▶ **Aim**
Exactly retype the lines from the top of the data through the line containing "['Andalusia', 'Aragon', 'Rome', 'Kaunas', 'Vilnius', 'Total'];", leaving out every picture.
#####
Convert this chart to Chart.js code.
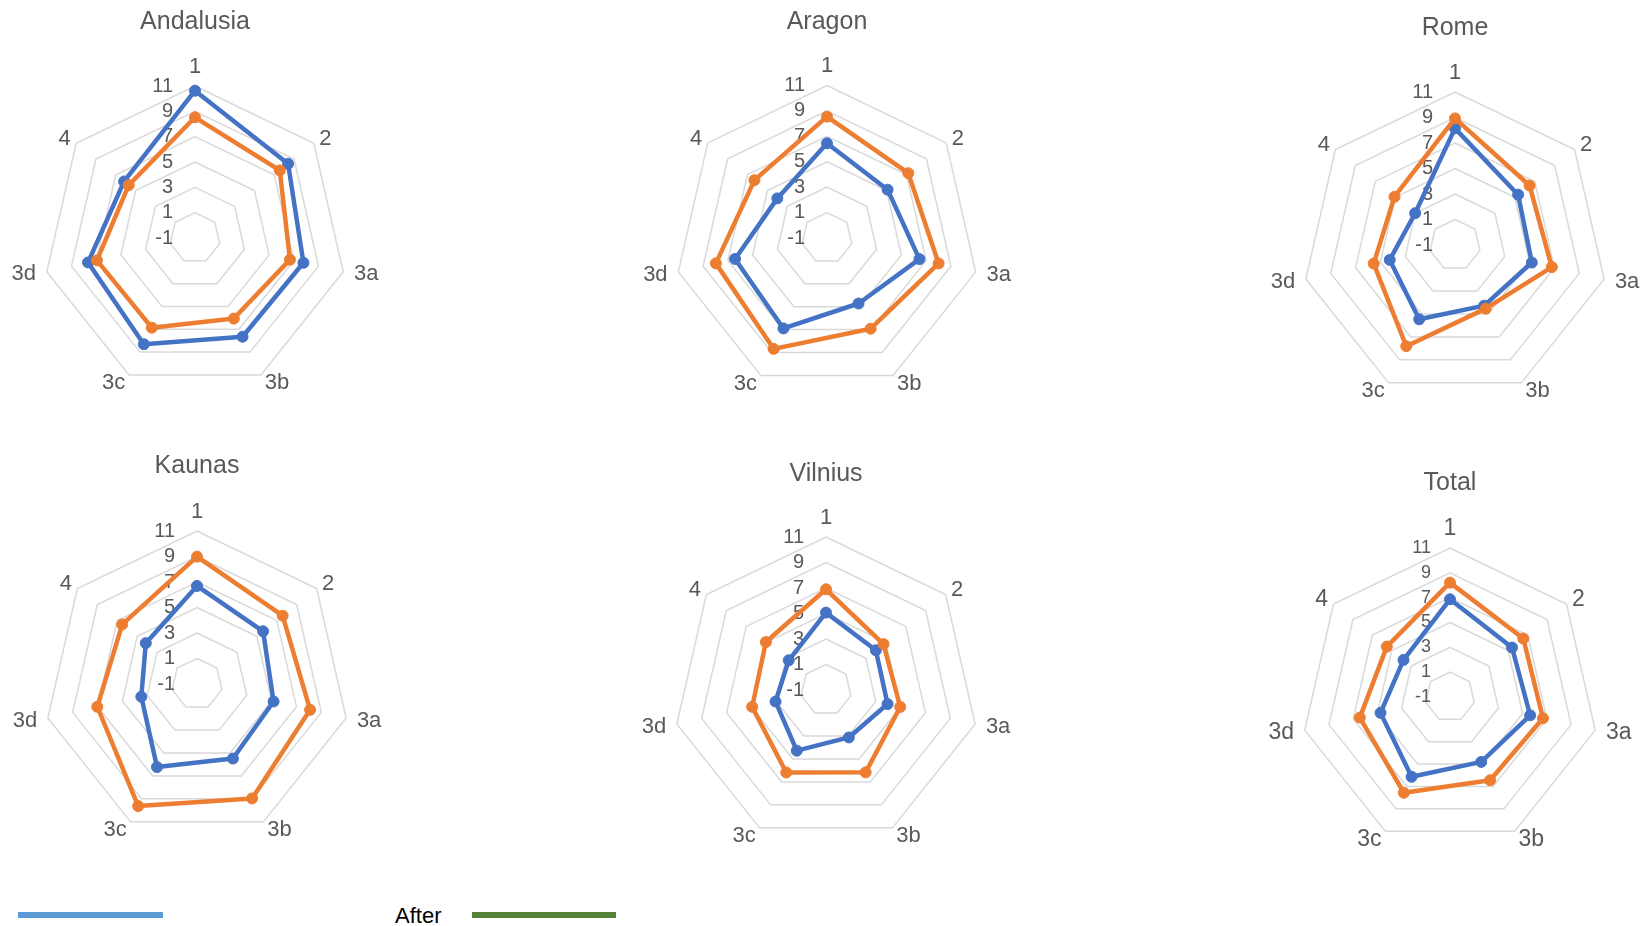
<!DOCTYPE html>
<html>
<head>
<meta charset="utf-8">
<script src="https://cdn.jsdelivr.net/npm/chart.js@4/dist/chart.umd.min.js"></script>
<style>
  html, body { margin: 0; padding: 0; background: #ffffff; }
  body { width: 1647px; height: 926px; position: relative; overflow: hidden; }
  canvas.radar { position: absolute; }
  .key-line { position: absolute; height: 6px; }
  .key-text { position: absolute; font-family: "Liberation Sans", Arial, sans-serif; font-size: 22px; color: #000; line-height: 1; }
</style>
</head>
<body>
<script>
// Axis categories and ring tick values shared by every radar
const axisLabels = ['1', '2', '3a', '3b', '3c', '3d', '4'];
const ringValues = [-1, 1, 3, 5, 7, 9, 11];

// Chart titles
const regionNames = ['Andalusia', 'Aragon', 'Rome', 'Kaunas', 'Vilnius', 'Total'];

// Scores per axis (order follows axisLabels)
const andalusiaBefore = [10.63, 8.40, 7.78, 7.65, 8.31, 7.66, 6.16];
const andalusiaAfter  = [8.53, 7.56, 6.69, 6.06, 6.86, 6.94, 5.69];
const aragonBefore    = [6.45, 5.10, 6.46, 4.72, 6.90, 6.42, 4.00];
const aragonAfter     = [8.55, 7.18, 8.01, 6.92, 8.68, 7.97, 6.30];
const romeBefore      = [8.15, 5.33, 5.18, 4.28, 5.47, 4.25, 3.00];
const romeAfter       = [8.93, 6.48, 6.79, 4.54, 7.81, 5.54, 5.07];
const kaunasBefore    = [6.69, 5.63, 5.16, 5.49, 6.23, 3.48, 4.14];
const kaunasAfter     = [8.99, 7.59, 8.10, 8.96, 9.63, 7.02, 6.50];
const vilniusBefore   = [5.07, 4.00, 3.95, 3.13, 4.28, 3.06, 2.74];
const vilniusAfter    = [6.90, 4.77, 4.97, 6.17, 6.18, 4.94, 5.03];
const totalBefore     = [6.87, 5.39, 5.62, 4.80, 6.13, 4.74, 3.79];
const totalAfter      = [8.21, 6.55, 6.68, 6.44, 7.56, 6.45, 5.51];

const beforeSeries = [andalusiaBefore, aragonBefore, romeBefore, kaunasBefore, vilniusBefore, totalBefore];
const afterSeries  = [andalusiaAfter, aragonAfter, romeAfter, kaunasAfter, vilniusAfter, totalAfter];

// Page layout of each radar: centre, radius, title middle, font sizes
const frames = [
  { cx: 195,  cy: 238, r: 152,   rowTop: 0,   titleMid: 21.7,  tickSize: 20, tickGap: 22, labelSize: 22 },
  { cx: 827,  cy: 238, r: 152.5, rowTop: 0,   titleMid: 21.7,  tickSize: 20, tickGap: 22, labelSize: 22 },
  { cx: 1455, cy: 245, r: 153,   rowTop: 0,   titleMid: 27.7,  tickSize: 20, tickGap: 22, labelSize: 22 },
  { cx: 197,  cy: 684, r: 153,   rowTop: 430, titleMid: 466,   tickSize: 20, tickGap: 22, labelSize: 22 },
  { cx: 826,  cy: 690, r: 153,   rowTop: 430, titleMid: 473.7, tickSize: 20, tickGap: 22, labelSize: 22 },
  { cx: 1450, cy: 697, r: 149,   rowTop: 430, titleMid: 482.7, tickSize: 18, tickGap: 19, labelSize: 23 }
];

const CANVAS_W = 400;
const CANVAS_H = 430;
const TEXT_GREY = '#595959';
const FONT = '"Liberation Sans", Arial, sans-serif';
// distance of each category label beyond the outer ring
const labelPadding = [19, 7, 11, 9, 9, 11, 7];

// Ring values are printed just left of the first spoke, right aligned,
// underneath the series lines.
const ringLabelPlugin = {
  id: 'ringLabels',
  beforeDatasetsDraw(chart, args, opts) {
    const s = chart.scales.r;
    const ctx = chart.ctx;
    ctx.save();
    ctx.font = opts.size + 'px ' + FONT;
    ctx.fillStyle = TEXT_GREY;
    ctx.textAlign = 'right';
    ctx.textBaseline = 'middle';
    s.ticks.forEach(t => {
      const d = s.getDistanceFromCenterForValue(t.value);
      ctx.fillText(t.label, s.xCenter - opts.gap, s.yCenter - d);
    });
    ctx.restore();
  }
};

function makeRadar(i) {
  const f = frames[i];
  const canvas = document.createElement('canvas');
  canvas.className = 'radar';
  canvas.width = CANVAS_W;
  canvas.height = CANVAS_H;
  canvas.style.left = (f.cx - CANVAS_W / 2) + 'px';
  canvas.style.top = f.rowTop + 'px';
  document.body.appendChild(canvas);

  const centreX = CANVAS_W / 2;
  const centreY = f.cy - f.rowTop;

  new Chart(canvas, {
    type: 'radar',
    data: {
      labels: axisLabels,
      datasets: [
        {
          label: 'Before',
          data: beforeSeries[i],
          borderColor: '#4472C4',
          backgroundColor: '#4472C4',
          pointBackgroundColor: '#4472C4',
          pointBorderColor: '#4472C4',
          order: 1
        },
        {
          label: 'After',
          data: afterSeries[i],
          borderColor: '#ED7D31',
          backgroundColor: '#ED7D31',
          pointBackgroundColor: '#ED7D31',
          pointBorderColor: '#ED7D31',
          order: 0
        }
      ]
    },
    options: {
      responsive: false,
      animation: false,
      events: [],
      layout: { padding: 0 },
      elements: {
        line: { borderWidth: 4.5, fill: false, tension: 0, borderJoinStyle: 'round' },
        point: { radius: 5.5, borderWidth: 1, hoverRadius: 5.5 }
      },
      datasets: { radar: { clip: false } },
      scales: {
        r: {
          min: ringValues[0],
          max: ringValues[ringValues.length - 1],
          ticks: { stepSize: ringValues[1] - ringValues[0], display: false },
          angleLines: { display: false },
          grid: { color: '#D9D9D9', lineWidth: 1.5, circular: false },
          pointLabels: {
            color: TEXT_GREY,
            font: { family: FONT, size: f.labelSize, lineHeight: 0.01 },
            padding: ctx => labelPadding[ctx.index]
          },
          // pin the polar frame to its place on the page
          afterSetDimensions(scale) {
            scale.left = -10000; scale.right = 10000;
            scale.top = -10000; scale.bottom = 10000;
            scale.xCenter = centreX;
            scale.yCenter = centreY;
            scale.drawingArea = f.r;
          }
        }
      },
      plugins: {
        legend: { display: false },
        tooltip: { enabled: false },
        title: {
          display: true,
          text: regionNames[i],
          color: TEXT_GREY,
          font: { family: FONT, size: 25, weight: 'normal', lineHeight: 1.2 },
          padding: { top: f.titleMid - f.rowTop - 15, bottom: 0 }
        },
        ringLabels: { size: f.tickSize, gap: f.tickGap }
      }
    },
    plugins: [ringLabelPlugin]
  });
}

regionNames.forEach((_, i) => makeRadar(i));

// Key strip along the bottom edge
function keyLine(left, width, colour) {
  const d = document.createElement('div');
  d.className = 'key-line';
  d.style.left = left + 'px';
  d.style.width = width + 'px';
  d.style.top = '912px';
  d.style.background = colour;
  document.body.appendChild(d);
}
keyLine(18, 145, '#5B9BD5');
const keyText = document.createElement('div');
keyText.className = 'key-text';
keyText.textContent = 'After';
keyText.style.left = '395px';
keyText.style.top = '905px';
document.body.appendChild(keyText);
keyLine(472, 144, '#548235');
</script>
</body>
</html>
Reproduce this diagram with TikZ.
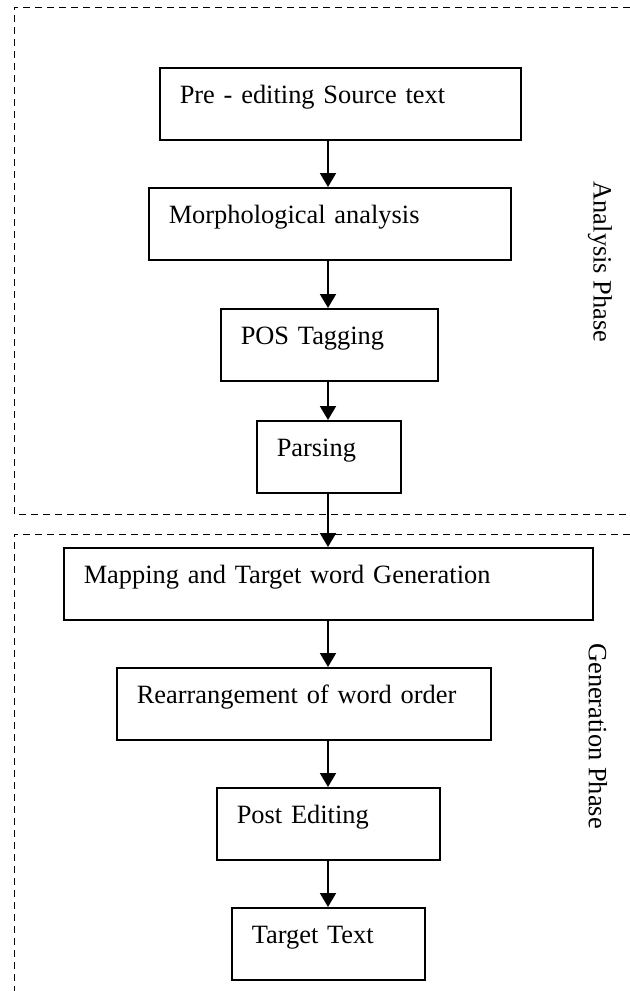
\documentclass[tikz,border=0pt]{standalone}
\usepackage{fontspec}
\setmainfont{Liberation Serif}
\usetikzlibrary{arrows.meta}
\tikzset{
  stage/.style={draw, line width=0.75pt, anchor=north west, inner xsep=10pt, inner ysep=0pt,
    minimum height=36pt, align=left, text height=0.7em, text depth=0.7em},
  flow/.style={-{Triangle[length=7pt,width=8pt]}, line width=1pt},
  frame/.style={dash pattern=on 3.5pt off 2.5pt, line width=0.5pt},
}
\begin{document}
\begin{tikzpicture}[x=0.5pt,y=-0.5pt,font=\fontsize{13.2}{15}\selectfont]
    \useasboundingbox (0,0) rectangle (630,991);

    % phase frames
    \draw[frame] (630,7) -- (14,7) -- (14,514) -- (630,514);
    \draw[frame] (630,534) -- (14,534) -- (14,991);

    \node[stage, text width=160.5pt] (pre) at (159,67) {Pre - editing Source text};
    \node[stage, text width=161pt] (morph) at (148,187) {Morphological analysis};
    \node[stage, text width=88.5pt] (pos) at (220,308) {POS Tagging};
    \node[stage, text width=52pt] (parse) at (256,420) {Parsing};
    \node[stage, text width=244.5pt] (map) at (63,547) {Mapping and Target word Generation};
    \node[stage, text width=167pt] (rearr) at (116,667) {Rearrangement of word order};
    \node[stage, text width=91.5pt] (post) at (216,787) {Post Editing};
    \node[stage, text width=76.5pt] (target) at (231,907) {Target Text};

    \node[rotate=-90] (analysis) at (600,262) {Analysis Phase};
    \node[rotate=-90] (generation) at (598,736) {Generation Phase};

    \coordinate (spine) at (328,0);
    \draw[flow] (pre.south -| spine) -- (morph.north -| spine);
    \draw[flow] (morph.south -| spine) -- (pos.north -| spine);
    \draw[flow] (pos.south -| spine) -- (parse.north -| spine);
    \draw[flow] (parse.south -| spine) -- (map.north -| spine);
    \draw[flow] (map.south -| spine) -- (rearr.north -| spine);
    \draw[flow] (rearr.south -| spine) -- (post.north -| spine);
    \draw[flow] (post.south -| spine) -- (target.north -| spine);
\end{tikzpicture}
\end{document}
#####
▶ **Finished task**
Convert this chart to Chart.js code.
<!DOCTYPE html>
<html>
<head>
<meta charset="utf-8">
<script src="https://cdn.jsdelivr.net/npm/chart.js@4/dist/chart.umd.min.js"></script>
<style>
  html, body { margin: 0; padding: 0; background: #ffffff; }
  body { width: 1647px; height: 926px; position: relative; overflow: hidden; }
  canvas.radar { position: absolute; }
  .key-line { position: absolute; height: 6px; }
  .key-text { position: absolute; font-family: "Liberation Sans", Arial, sans-serif; font-size: 22px; color: #000; line-height: 1; }
</style>
</head>
<body>
<script>
// Axis categories and ring tick values shared by every radar
const axisLabels = ['1', '2', '3a', '3b', '3c', '3d', '4'];
const ringValues = [-1, 1, 3, 5, 7, 9, 11];

// Chart titles
const regionNames = ['Andalusia', 'Aragon', 'Rome', 'Kaunas', 'Vilnius', 'Total'];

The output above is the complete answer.